Walking the Boundaries, Bridging the Gaps
/This week, I’ve been privileged to have been given the opportunity to attend the first international Community Music conference in North America, at Wilfrid Laurier university in Waterloo, Ontario. I’ve been presenting papers on my ‘Music In Three Dimensions’ model as well as preliminary findings of our research into the ‘portfolio’ musical careers that have emerged around the community of practice of Sage Gateshead (with Ian Paterson and Ryan Humphrey joining me via Skype). The level of engagement and discourse around Community Music has been deep and intense, and I’m sure I’m not the only delegate to be leaving feeling changed by the experience.

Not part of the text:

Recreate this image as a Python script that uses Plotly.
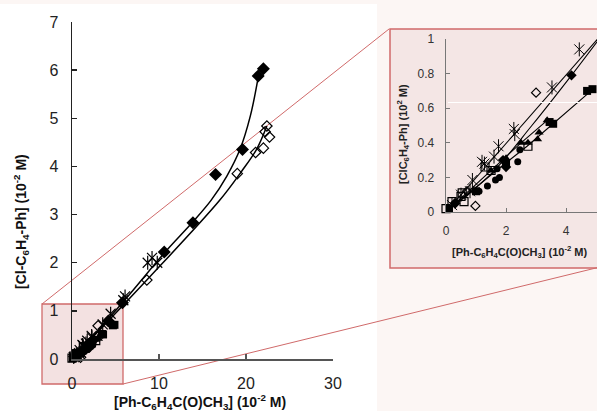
import plotly.graph_objects as go

W, H = 597, 411

# ---- data (units of 10^-2 M) ----
fd_x = [0.3, 1.9, 2.0, 4.18, 5.8, 10.6, 13.9, 16.5, 19.6, 21.4, 22.0]
fd_y = [0.05, 0.30, 0.26, 0.79, 1.17, 2.22, 2.83, 3.83, 4.35, 5.88, 6.03]

od_x = [0.98, 0.3, 0.7, 3.0, 8.6, 19.0, 21.1, 22.0, 22.7, 22.2, 22.4]
od_y = [0.035, 0.05, 0.12, 0.69, 1.64, 3.85, 4.29, 4.38, 4.61, 4.72, 4.84]

as_x = [0.2, 0.5, 0.88, 0.8, 1.2, 1.28, 1.6, 1.75, 2.26, 2.29, 3.53, 4.44, 5.9, 6.1, 8.7, 9.2, 9.8]
as_y = [0.04, 0.10, 0.185, 0.12, 0.29, 0.28, 0.32, 0.38, 0.48, 0.45, 0.72, 0.94, 1.22, 1.30, 2.00, 2.10, 2.00]

fs_x = [0.1, 1.0, 2.0, 3.45, 3.57, 4.7, 4.88]
fs_y = [0.02, 0.12, 0.28, 0.52, 0.51, 0.70, 0.71]

ft_x = [1.5, 2.0, 2.5, 2.73, 3.05, 3.1, 3.37]
ft_y = [0.24, 0.31, 0.40, 0.40, 0.42, 0.46, 0.53]

fc_x = [1.1, 1.38, 1.65, 1.78, 1.7, 2.39, 2.46]
fc_y = [0.12, 0.15, 0.185, 0.20, 0.25, 0.29, 0.36]

os_x = [0.0, 0.2, 0.5, 0.54, 0.6, 1.3, 1.5, 2.73]
os_y = [0.02, 0.06, 0.09, 0.11, 0.06, 0.26, 0.24, 0.38]

# fitted curves, main panel
fit_fd_x = [0, 5.8, 10.6, 13.9, 16.0, 17.8, 19.3, 20.5, 21.4]
fit_fd_y = [0, 1.17, 2.20, 2.85, 3.30, 3.80, 4.35, 5.05, 5.85]
fit_od_x = [0, 8.6, 16.9, 19.5, 21.2, 22.4]
fit_od_y = [0, 1.64, 3.28, 3.90, 4.35, 4.84]

# fitted curves, inset
fit_a_x = [0, 5.05]
fit_a_y = [0, 1.0]
fit_b_x = [0, 1.5, 2.86, 4.18, 5.1]
fit_b_y = [0, 0.22, 0.50, 0.79, 1.0]
fit_c_x = [0, 1.75, 2.7, 3.57, 4.9]
fit_c_y = [0, 0.25, 0.38, 0.51, 0.71]
fit_d_x = [0, 2.5, 3.37]
fit_d_y = [0, 0.40, 0.53]

main_xticks = [0, 10, 20, 30]
main_yticks = [0, 1, 2, 3, 4, 5, 6, 7]
inset_xticks = [0, 2, 4]
inset_yticks = [0, 0.2, 0.4, 0.6, 0.8, 1]
inset_yticktext = ["0", "0.2", "0.4", "0.6", "0.8", "1"]

INX_MAX = 5.03


def PX(v):
    return v / W


def PY(v):
    return 1 - v / H


def clip(xs, ys):
    pts = [(a, b) for a, b in zip(xs, ys) if a <= INX_MAX + 0.1 and b <= 1.03]
    return [p[0] for p in pts], [p[1] for p in pts]


fig = go.Figure()

# lines
for xs, ys in [(fit_fd_x, fit_fd_y), (fit_od_x, fit_od_y)]:
    fig.add_trace(go.Scatter(x=xs, y=ys, mode="lines", line=dict(color="black", width=1.5, shape="spline", smoothing=1.0),
                             xaxis="x", yaxis="y", hoverinfo="skip", showlegend=False))
for xs, ys, sh in [(fit_a_x, fit_a_y, "linear"), (fit_b_x, fit_b_y, "spline"),
                   (fit_c_x, fit_c_y, "linear"), (fit_d_x, fit_d_y, "linear")]:
    fig.add_trace(go.Scatter(x=xs, y=ys, mode="lines", line=dict(color="black", width=1.1, shape=sh),
                             xaxis="x2", yaxis="y2", hoverinfo="skip", showlegend=False))

series = [
    (os_x, os_y, "square-open", 8, 8),
    (od_x, od_y, "diamond-open", 8, 7),
    (fc_x, fc_y, "circle", 7, 7),
    (ft_x, ft_y, "triangle-up", 8, 8),
    (fs_x, fs_y, "square", 8, 8),
    (fd_x, fd_y, "diamond", 10, 8),
]

for xs, ys, sym, s_main, s_in in series:
    open_ = sym.endswith("open")
    mk = dict(symbol=sym, color="black", size=s_main,
              line=dict(color="black", width=1.2 if open_ else 0))
    fig.add_trace(go.Scatter(x=xs, y=ys, mode="markers", marker=mk, cliponaxis=False,
                             xaxis="x", yaxis="y", showlegend=False))
    ix, iy = clip(xs, ys)
    mk2 = dict(mk)
    mk2["size"] = s_in
    fig.add_trace(go.Scatter(x=ix, y=iy, mode="markers", marker=mk2, cliponaxis=False,
                             xaxis="x2", yaxis="y2", showlegend=False))

# asterisks: x plus vertical bar
for sym in ["x-thin-open", "line-ns-open"]:
    fig.add_trace(go.Scatter(x=as_x, y=as_y, mode="markers", cliponaxis=False,
                             marker=dict(symbol=sym, size=10, color="black", line=dict(color="black", width=1.2)),
                             xaxis="x", yaxis="y", showlegend=False))
    ix, iy = clip(as_x, as_y)
    fig.add_trace(go.Scatter(x=ix, y=iy, mode="markers", cliponaxis=False,
                             marker=dict(symbol=sym, size=10, color="black", line=dict(color="black", width=1.0)),
                             xaxis="x2", yaxis="y2", showlegend=False))

RED = "#d06a6a"
shapes = [
    dict(type="rect", xref="paper", yref="paper", x0=0, x1=PX(377), y0=0, y1=PY(4),
         fillcolor="white", line=dict(width=0), layer="below"),
    dict(type="rect", xref="paper", yref="paper", x0=PX(42), x1=PX(123), y0=PY(384), y1=PY(304),
         fillcolor="#f3e1e1", line=dict(color=RED, width=1.3), layer="below"),
    dict(type="rect", xref="paper", yref="paper", x0=PX(390), x1=PX(612), y0=PY(268), y1=PY(29),
         fillcolor="#f4e6e5", line=dict(color=RED, width=1.5), layer="below"),
    dict(type="line", xref="paper", yref="paper", x0=PX(42), y0=PY(304), x1=PX(389), y1=PY(29),
         line=dict(color=RED, width=1), layer="below"),
    dict(type="line", xref="paper", yref="paper", x0=PX(123), y0=PY(384), x1=PX(600), y1=PY(267),
         line=dict(color=RED, width=1), layer="below"),
    dict(type="line", xref="paper", yref="paper", x0=PX(448), y0=PY(102.5), x1=PX(597), y1=PY(102.5),
         line=dict(color="white", width=1), layer="above"),
]

FONT = "Liberation Sans, Arial, sans-serif"
annotations = [
    dict(text="<b>[Cl-C<sub>6</sub>H<sub>4</sub>-Ph] (10<sup>-2</sup> M)</b>", textangle=-90,
         x=PX(21), y=PY(222), xref="paper", yref="paper", showarrow=False,
         xanchor="center", yanchor="middle", font=dict(family=FONT, size=14, color="#111")),
    dict(text="<b>[Ph-C<sub>6</sub>H<sub>4</sub>C(O)CH<sub>3</sub>] (10<sup>-2</sup> M)</b>",
         x=PX(200), y=PY(402), xref="paper", yref="paper", showarrow=False,
         xanchor="center", yanchor="middle", font=dict(family=FONT, size=14, color="#111")),
    dict(text="<b>[ClC<sub>6</sub>H<sub>4</sub>-Ph] (10<sup>2</sup> M)</b>", textangle=-90,
         x=PX(403), y=PY(134), xref="paper", yref="paper", showarrow=False,
         xanchor="center", yanchor="middle", font=dict(family=FONT, size=11, color="#222")),
    dict(text="<b>[Ph-C<sub>6</sub>H<sub>4</sub>C(O)CH<sub>3</sub>] (10<sup>-2</sup> M)</b>",
         x=PX(520), y=PY(252), xref="paper", yref="paper", showarrow=False,
         xanchor="center", yanchor="middle", font=dict(family=FONT, size=11, color="#222")),
]

ax_common = dict(showgrid=False, zeroline=False, showline=True, ticks="inside", fixedrange=True,
                 automargin=False)

fig.update_layout(
    width=W, height=411,
    margin=dict(l=0, r=0, t=0, b=0, pad=0, autoexpand=False),
    paper_bgcolor="#fcf6f4",
    plot_bgcolor="rgba(0,0,0,0)",
    font=dict(family=FONT),
    xaxis=dict(**ax_common, domain=[PX(72), PX(333)], range=[0, 30], tickvals=main_xticks,
               linecolor="#555", linewidth=1.8, tickcolor="#555", ticklen=5, tickwidth=1.3,
               tickfont=dict(size=16, color="#222"), ticklabelstandoff=9, anchor="y"),
    yaxis=dict(**ax_common, domain=[PY(359), PY(22)], range=[0, 7], tickvals=main_yticks,
               linecolor="#222", linewidth=1.4, tickcolor="#222", ticklen=5, tickwidth=1.3,
               tickfont=dict(size=16, color="#222"), ticklabelstandoff=9, anchor="x"),
    xaxis2=dict(**ax_common, domain=[PX(446), 1], range=[0, INX_MAX], tickvals=inset_xticks,
                linecolor="#777", linewidth=1.4, tickcolor="#777", ticklen=4,
                tickfont=dict(size=12, color="#333"), ticklabelstandoff=7, anchor="y2"),
    yaxis2=dict(**ax_common, domain=[PY(212), PY(39)], range=[0, 1], tickvals=inset_yticks,
                ticktext=inset_yticktext,
                linecolor="#777", linewidth=1.4, tickcolor="#777", ticklen=4,
                tickfont=dict(size=12, color="#333"), ticklabelstandoff=8, anchor="x2"),
    shapes=shapes,
    annotations=annotations,
)

fig.write_html("out.html", config={"displayModeBar": False, "staticPlot": True},
               post_script="document.body.style.margin='0';document.body.style.padding='0';"
                           "document.body.style.overflow='hidden';")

Conceived and engineered by the remarkable Professor Lee Willingham and his inspiring team of musicians, managers, students and volunteers, the conference has been a profound encounter, leaving me full of questions, doubts, confusion, sorrow and hope in equal measure. The conference was entitled ‘Walking the Boundaries, Bridging The Gaps’, highlighting the role that music might have in healing some of the damage wrought on the indigenous people of Canada over centuries of settlement. It’s a sensitive and complex issue etched into the lives, histories and countenances of many people that I’ve met here, and one that I really don’t feel qualified to discuss.
And yet, to be silent on the subject is to add my voice to the tacit consensus that this is a matter of history, something that happened in the past that has been resolved through the Canadian truth and reconciliation commission which reported a few years ago. It’s clear to me from my brief and intense exposure to the rawness and strength of feeling here that this is not just a painful scar from the past, and yet it is also more than the vivid wound still raw in the present. How the indigenous people of (what I’m used to calling) Canada find peace, and maintain their ancient relationship with the land in a world utterly transformed by the exploitation of it – and them - is a question that concerns all of us, and all our futures.

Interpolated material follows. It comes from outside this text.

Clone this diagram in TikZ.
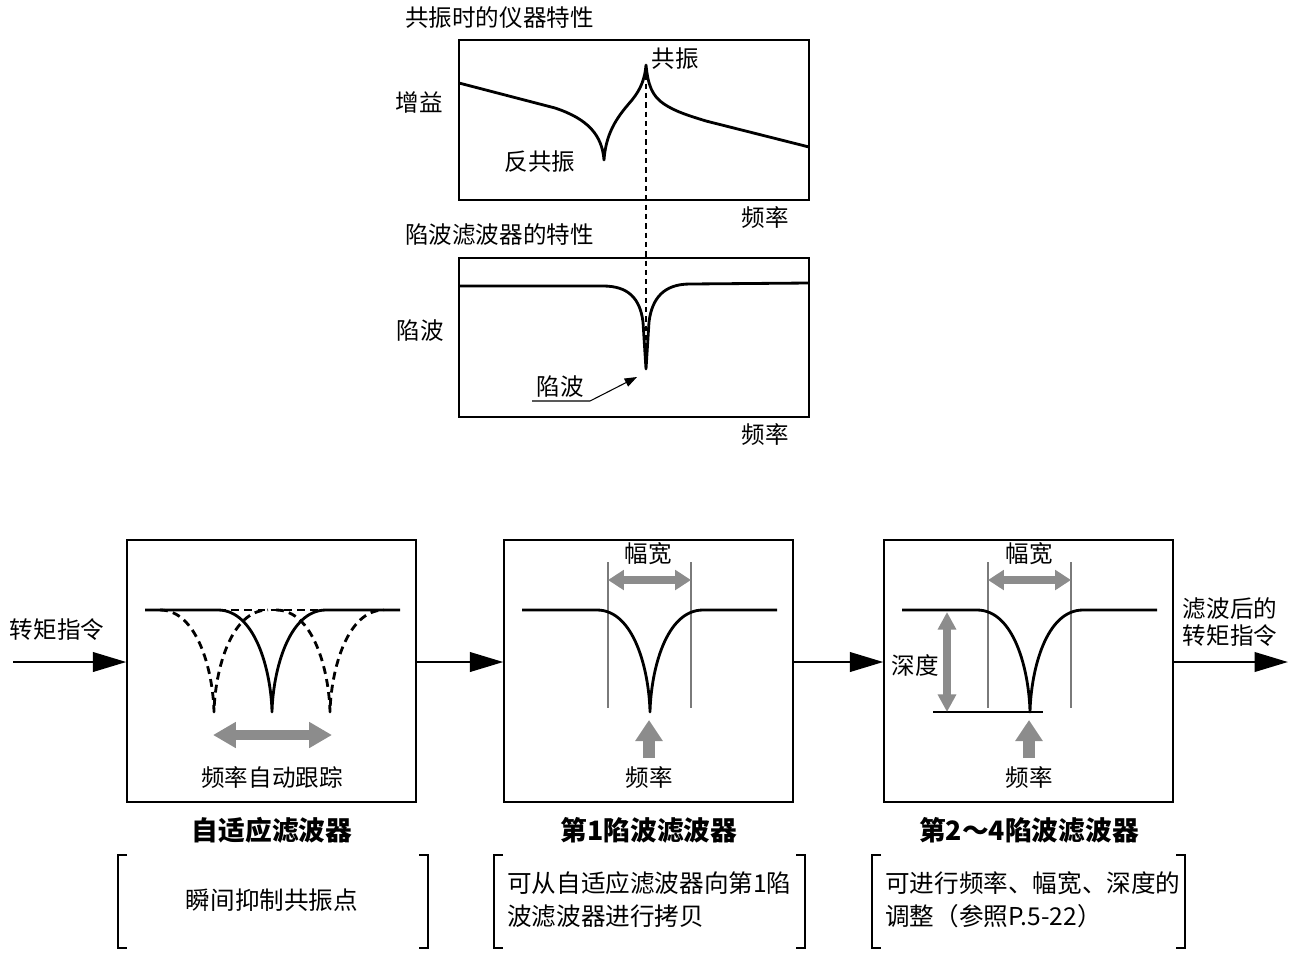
\documentclass[tikz,border=0pt]{standalone}
\usepackage{fontspec}
\setmainfont{Noto Sans CJK SC}
\usetikzlibrary{arrows.meta}
\definecolor{notchGray}{HTML}{8C8C8C}
\definecolor{guideGray}{HTML}{7A7A7A}

\begin{document}
\begin{tikzpicture}[x=0.02cm, y=-0.02cm,
    every node/.style={font=\fontsize{13.4pt}{15.4pt}\selectfont, inner sep=0pt},
    plotbox/.style={draw, line width=0.8pt, minimum width=7cm, minimum height=3.2cm},
    filterbox/.style={draw, line width=0.8pt, minimum width=5.78cm, minimum height=5.24cm},
    filtername/.style={font=\fontsize{15.2pt}{18pt}\selectfont\bfseries},
    notetext/.style={font=\fontsize{14pt}{18.8pt}\selectfont, align=left, anchor=west},
    curve/.style={line width=1.6pt, line join=round},
    ghost/.style={curve, dash pattern=on 4.5pt off 3pt},
    flow/.style={line width=1.6pt, -{Triangle[length=19pt, width=11pt]}},
    pointer/.style={line width=0.6pt, -{Triangle[length=7pt, width=5pt]}},
    guide/.style={guideGray, line width=0.6pt},
    bracket/.style={line width=0.6pt},
    trackarrow/.style={notchGray, line width=6pt, {Triangle[length=13pt, width=14pt]}-{Triangle[length=13pt, width=14pt]}},
    widtharrow/.style={notchGray, line width=4pt, {Triangle[length=9pt, width=11pt]}-{Triangle[length=9pt, width=11pt]}},
    deptharrow/.style={notchGray, line width=4.5pt, {Triangle[length=10pt, width=10pt]}-{Triangle[length=10pt, width=10pt]}},
    freqarrow/.style={notchGray, line width=7pt, -{Triangle[length=12pt, width=15pt]}}]
  \useasboundingbox (0,0) rectangle (1298,954);

  \node[plotbox] (resp) at (634,120) {};
  \node[plotbox, minimum height=3.18cm] (notchplot) at (634,337.5) {};
  \node[anchor=west] (resptitle) at (405,18) {共振时的仪器特性};
  \node (gain) at (419,102) {增益};
  \node (reslabel) at (675,59) {共振};
  \node (antireslabel) at (540,162) {反共振};
  \node (respfreq) at (765,218) {频率};
  \node[anchor=west] (notchtitle) at (405,235) {陷波滤波器的特性};
  \node (notchaxis) at (420,331) {陷波};
  \node (notchlabel) at (560,387) {陷波};
  \node (notchfreq) at (765,434) {频率};

  \coordinate (peak) at (646,65);
  \coordinate (notchtip) at (646,369);
  \coordinate (notchtail) at (532,401);
  \draw[curve] (459,83) -- (555,108) .. controls (588,119) and (602,135) .. (604,160)
    .. controls (606,130) and (620,114) .. (632,100) .. controls (641,89) and (645,78) .. (peak)
    .. controls (648,85) and (652,96) .. (664,104) .. controls (676,112) and (690,116) .. (706,121) -- (809,147);
  \draw[curve] (459,286) -- (603,286) .. controls (628,286) and (640,298) .. (643,322) -- (notchtip)
    -- (649,322) .. controls (652,298) and (664,284) .. (690,284) -- (809,283);
  \draw[line width=0.7pt, dash pattern=on 3pt off 2.3pt] (peak) -- (notchtip);
  \draw[pointer] (notchtail) -- ++(58,0) -- (637,377);

  \node[filterbox] (adapt) at (271.5,671) {};
  \node[filterbox] (first) at (648.5,671) {};
  \node[filterbox] (rest) at (1028.5,671) {};
  \coordinate (cmdin) at (13,662);
  \coordinate (cmdout) at (1288,662);
  \node (cmdlabel) at (57,630) {转矩指令};
  \node[align=center] (outlabel) at (1230,622) {滤波后的\\转矩指令};
  \draw[flow] (cmdin) -- (cmdin -| adapt.west);
  \draw[flow] (adapt.east |- cmdin) -- (first.west |- cmdin);
  \draw[flow] (first.east |- cmdin) -- (rest.west |- cmdin);
  \draw[flow] (rest.east |- cmdin) -- (cmdout);

  \draw[ghost] (160,610) .. controls (197,610) and (213,670) .. (214,712) .. controls (215,670) and (231,610) .. (268,610);
  \draw[ghost] (276,610) .. controls (313,610) and (329,670) .. (330,712) .. controls (331,670) and (347,610) .. (384,610);
  \draw[ghost] (218,610) -- (326,610);
  \draw[curve] (145,610) -- (218,610) .. controls (255,610) and (271,670) .. (272,712)
    .. controls (273,670) and (289,610) .. (326,610) -- (400,610);
  \draw[trackarrow] (213,735) -- (332,735);
  \node (track) at (272,777) {频率自动跟踪};

  \draw[guide] (608,562) -- (608,708);
  \draw[guide] (691,562) -- (691,708);
  \draw[widtharrow] (608,580) -- (691,580);
  \node (widthfirst) at (648,554) {幅宽};
  \draw[curve] (522,610) -- (597,610) .. controls (634,610) and (649,670) .. (650,712)
    .. controls (651,670) and (666,610) .. (703,610) -- (777,610);
  \draw[freqarrow] (649,758) -- (649,720);
  \node (freqfirst) at (649,777) {频率};

  \draw[guide] (988,562) -- (988,708);
  \draw[guide] (1071,562) -- (1071,708);
  \draw[widtharrow] (988,580) -- (1071,580);
  \node (widthrest) at (1029,554) {幅宽};
  \draw[line width=0.8pt] (933,712) -- (1043,712);
  \draw[deptharrow] (947,612) -- (947,712);
  \node (depthrest) at (915,665) {深度};
  \draw[curve] (902,610) -- (977,610) .. controls (1014,610) and (1029,670) .. (1030,712)
    .. controls (1031,670) and (1046,610) .. (1083,610) -- (1157,610);
  \draw[freqarrow] (1029,758) -- (1029,720);
  \node (freqrest) at (1029,777) {频率};

  \node[filtername] (adaptname) at (272,830) {自适应滤波器};
  \node[filtername] (firstname) at (649,830) {第1陷波滤波器};
  \node[filtername] (restname) at (1029,830) {第2～4陷波滤波器};

  \draw[bracket] (127,855) -- (118,855) -- (118,948) -- (127,948);
  \draw[bracket] (419,855) -- (428,855) -- (428,948) -- (419,948);
  \draw[bracket] (503,855) -- (494,855) -- (494,948) -- (503,948);
  \draw[bracket] (796,855) -- (805,855) -- (805,948) -- (796,948);
  \draw[bracket] (881,855) -- (872,855) -- (872,948) -- (881,948);
  \draw[bracket] (1176,855) -- (1185,855) -- (1185,948) -- (1176,948);
  \node[notetext, anchor=center] (adaptnote) at (272,900) {瞬间抑制共振点};
  \node[notetext] (firstnote) at (507,900) {可从自适应滤波器向第1陷\\波滤波器进行拷贝};
  \node[notetext] (restnote) at (885,900) {可进行频率、幅宽、深度的\\调整（参照P.5-22）};
\end{tikzpicture}
\end{document}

If music can help here, it can surely help anywhere. Hearing the stories and songs of the people here – indigenous and ‘settler’ alike – does give hope. Witnessing the power and solidarity of Mino Ode Kwewak N’gamowak (Goodhearted Women Singers) led by Kelly Laurila, and the fiery passion of Glenn Marais, leaves one in no doubt that music can speak where words alone would fail. Despite the damage wrought upon indigenous people in Canada, their singing voices bear testimony to that injustice, but also to the abiding strength which maintains their sacred connection to themselves, each other, and the land itself.
I’m reminded of Sinead O’Connor’s powerful lyrics about the Irish peace process, where she sang, ‘if there ever is going to be healing, first there has to remembering, and then grieving, so that there then can be forgiving. There has to be knowledge and understanding.’ That music may play some small part in the process, in how the people in this fractured and complex story find a resolution, is a call to action for musicians everywhere. What is learned from the musical journeys of those navigating truth and reconciliation processes across the globe give us profound insights into the kind of future we can dream of, where the sacred right to be human on this earth can be enacted in harmony with each other and the earth, in song and in fellowship.